Now she has a few flaws, and one of them is that she cannot help herself when it comes to something she's curious about -- she absolutely has to investigate it until she's satisfied. Touching the stone is a big no-no, since it makes mortals into vampires, and strengthens existing vampires quite a bit.
So she's been after the stone the whole game, and one night, she finally snags it. She's holding it via the ofuda -- Japanese magic cards, basically, that they'd been using to keep the stone locked in a holy aura -- and she starts hearing a voice. It's telling her that she should touch the stone. She can learn so much from it, etc.
So she touches the stone. And for the next hour or so, the other PC, as well as the NPC she was crushing on, have to figure out how to remove her silly ass from the stone -- since she was sucked inside and promptly trapped.
I think the worst possible moment in a game, though, came just after the previous game. Original game setting, fantasy based, by the same DM as ran the Castlevania setup. I'm playing a mage, but I've got some skill with a small crossbow.
One of the NPCs was possessed by the bad-guy, and so, figuring if we do enough damage to our buddy that the baddie will leave, I fire. And score a twenty. And kill him.
This was not the only time; oh, no. We were fighting another baddie later in the game that was revealed as my character's father. She refused to fight him, but she wouldn't let the party fight him, either. She made daddy leave them alone, but in the process of making them stop... I rolled a twenty and she shot the other PC's character in the back of the head, killing him instantly.
Thank god we kept a lot of revival items on us, or I would have fucked the party several times over.
Mrm. Likely only funny to the group I game with, but, there you have it anyway.
Last game I ran I had them guarding the Big Top Secret Tankbot. I introduced SCU-BOT-675578 and had them all cleaned. Well, one of the players didn't want to be cleaned, so they shot him as a traitor.
Wait. This always happens in Paranoia. Nothing special.
Move along Citizen.
I was there.
This was about the time Jedi Training decks became popular due to the release of "EPP" cards, in other words main character cards that had their personal weapons built in with them. So people would turtle up in Dagobah Jedi Train Luke or Leia and beat your ass down with "mains" on whatever planet you were on.
So what is a person to do as the dark side? Simple, blow the fuck outta Dagobah.
So everytime I played Dark Side, sure enough I would come against a Jedi Training deck.
I would turtle up in the Death Star slowly move it allll the way to Dagobah, and laugh as I blew up poor Luke while he tried to pass those Jedi SATs.
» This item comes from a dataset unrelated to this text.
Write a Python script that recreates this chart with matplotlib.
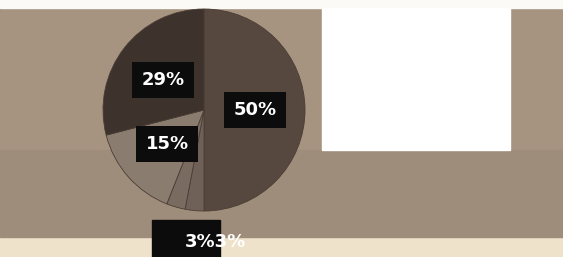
import matplotlib
matplotlib.use("Agg")
import matplotlib.pyplot as plt
from matplotlib.patches import Rectangle

# slice data, clockwise from 12 o'clock
shares = [50, 3, 3, 15, 29]
labels = ["50%", "3%", "3%", "15%", "29%"]
slice_colors = ["#57483f", "#6f6157", "#7a6b60", "#8b7c70", "#3d322c"]

W, H = 563, 257
fig = plt.figure(figsize=(W / 100, H / 100), dpi=100)
fig.patch.set_facecolor("#a79480")
ax = fig.add_axes([0, 0, 1, 1])

# photo background pieces (pixel coords, y measured from bottom)
ax.add_patch(Rectangle((0, 0), W, 20, color="#eee2cb", zorder=0))
ax.add_patch(Rectangle((0, 249), W, 8, color="#fbfaf7", zorder=0))
ax.add_patch(Rectangle((0, 20), W, 87, color="#9f8d7b", zorder=0))
ax.add_patch(Rectangle((322, 107), 188, 142, color="#ffffff", zorder=1))

wedges, _ = ax.pie(shares, colors=slice_colors, startangle=90, counterclock=False,
                   center=(204, 147), radius=101, frame=True,
                   wedgeprops=dict(edgecolor="#4a3d35", linewidth=0.6))
for w in wedges:
    w.set_zorder(2)
ax.set_xlim(0, W)
ax.set_ylim(0, H)
ax.set_aspect("auto")
ax.axis("off")

box = dict(boxstyle="square,pad=0.5", facecolor="#0c0c0c", edgecolor="none")
txt = dict(color="white", fontsize=13, fontweight="bold", ha="center", va="center", zorder=5)
ax.text(255, 147, labels[0], bbox=box, **txt)
ax.text(163, 177, labels[4], bbox=box, **txt)
ax.text(167, 113, labels[3], bbox=box, **txt)

ax.add_patch(Rectangle((152, 0), 68, 37, color="#0c0c0c", zorder=4))
ax.text(185, 15, labels[1] + labels[2], color="white", fontsize=13, fontweight="bold",
        ha="left", va="center", zorder=5)

fig.savefig("out.png", dpi=100, facecolor=fig.get_facecolor())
Since those decks relyed on coming to the dark side planets for fighting, I would use "Ability Ability Ability" and "Location Location Location" to apply a lock-down that would slooowly kill off the opponent.
After a few months of Death Star goodness, we became known as "the guys with the gay death star decks". Eventually, we started getting flamed after we would blow someone up. My friend got cussed out after blowing up Tatooine inhabited by Obi Wan, Luke, Leia, Chewie, and Lando. Once after I blew up Dagobah, the other guy refused to give up even though there was nothing he do. He just sat there looking at his cards "determining his next move" for about 45 minutes. Finally the GM got tired, looked at the guys hand, said "Dude he has you locked down... there nothing you can do" and declared me the winner. The guy did not like it and implied that I go to hell.
edit : blah spelling
Name: Luch
Town: Ortega
Really fucking awesome stories
Have you seen "The Gamers" yet?
as I've said, I do more freeform roleplay than most people here. generally internet-based, there's no rolling. you're just "kinda strong", or "really strong", or some description inbetween. fights are either draws, or the players will talk it over and decide "okay, this guy's gonna lose, but his buddy will jump in, fail at saving the day, grab this guy, and run like a bat out of hell.". now, this means fights don't have that "I was about to die, but I rolled perfectly and shoved a grenade up a dragon's butt, hitting it's actual brain next to the colon." flair, but rather that "I barely blocked the strike, but then summoned a dog that used dynamic air marking(spinning and pissing in midair.) to blind my foe, and I stabbed my knife into his head." flair.
now, onto the story.
you see, my character is a bit of a..odd one. he can become a transformer(alternate form unknown.), and has a jusenkyo curse(spring of drowned girl.). there's also a guy controlling a kuno clone. what happens is, my character manages to get splashed, and in the quick run to a bathroom(having chose the boy's bathroom.), was spotted by the kuno-clone. after this kuno-clone ranted for a short time about his "chestnut haired goddess", he was led into said bathroom. my character had already made his escape, having changed back to normal. the kuno-clone ran into the bathroom, and opened up each stall, searching for said chestnut haired goddess. by the time this was done, he came out loooking like some twisted form of origami that, with a light kick, rolled around. soon after pulling himself back into a normal shape, said kuno-clone fought a creature based off of invader zim.
doesn't sound too funny as text, but just imagine the guy getting painfully contorted into a sphere-esque shape by about five guys he opened the stalls of and you'll giggle. or wince. one or the other.
So the game is going along as expected (i.e. I'm getting my ass kicked), and he lets it be known that the next turn he will end the game with his Hurricane. Little does he know that I've been saving a Reverse Damage (instant, gain damage as life instead of losing it), in my hand nearly the entire game. So, I pass to him, sighing as if I didn't know what was going to happen. He plays his 8-billion-damage Hurricane, a smug grin on his face, and starts to get up, when I say "Hold on. I play Reverse Damage. I am now at 8 billion and 6 life, you are at negative 7 billion, 999 million, 999 thousand, 983 life. I win." His jaw just drops and he doesn't say a word. I ended up third in the competition.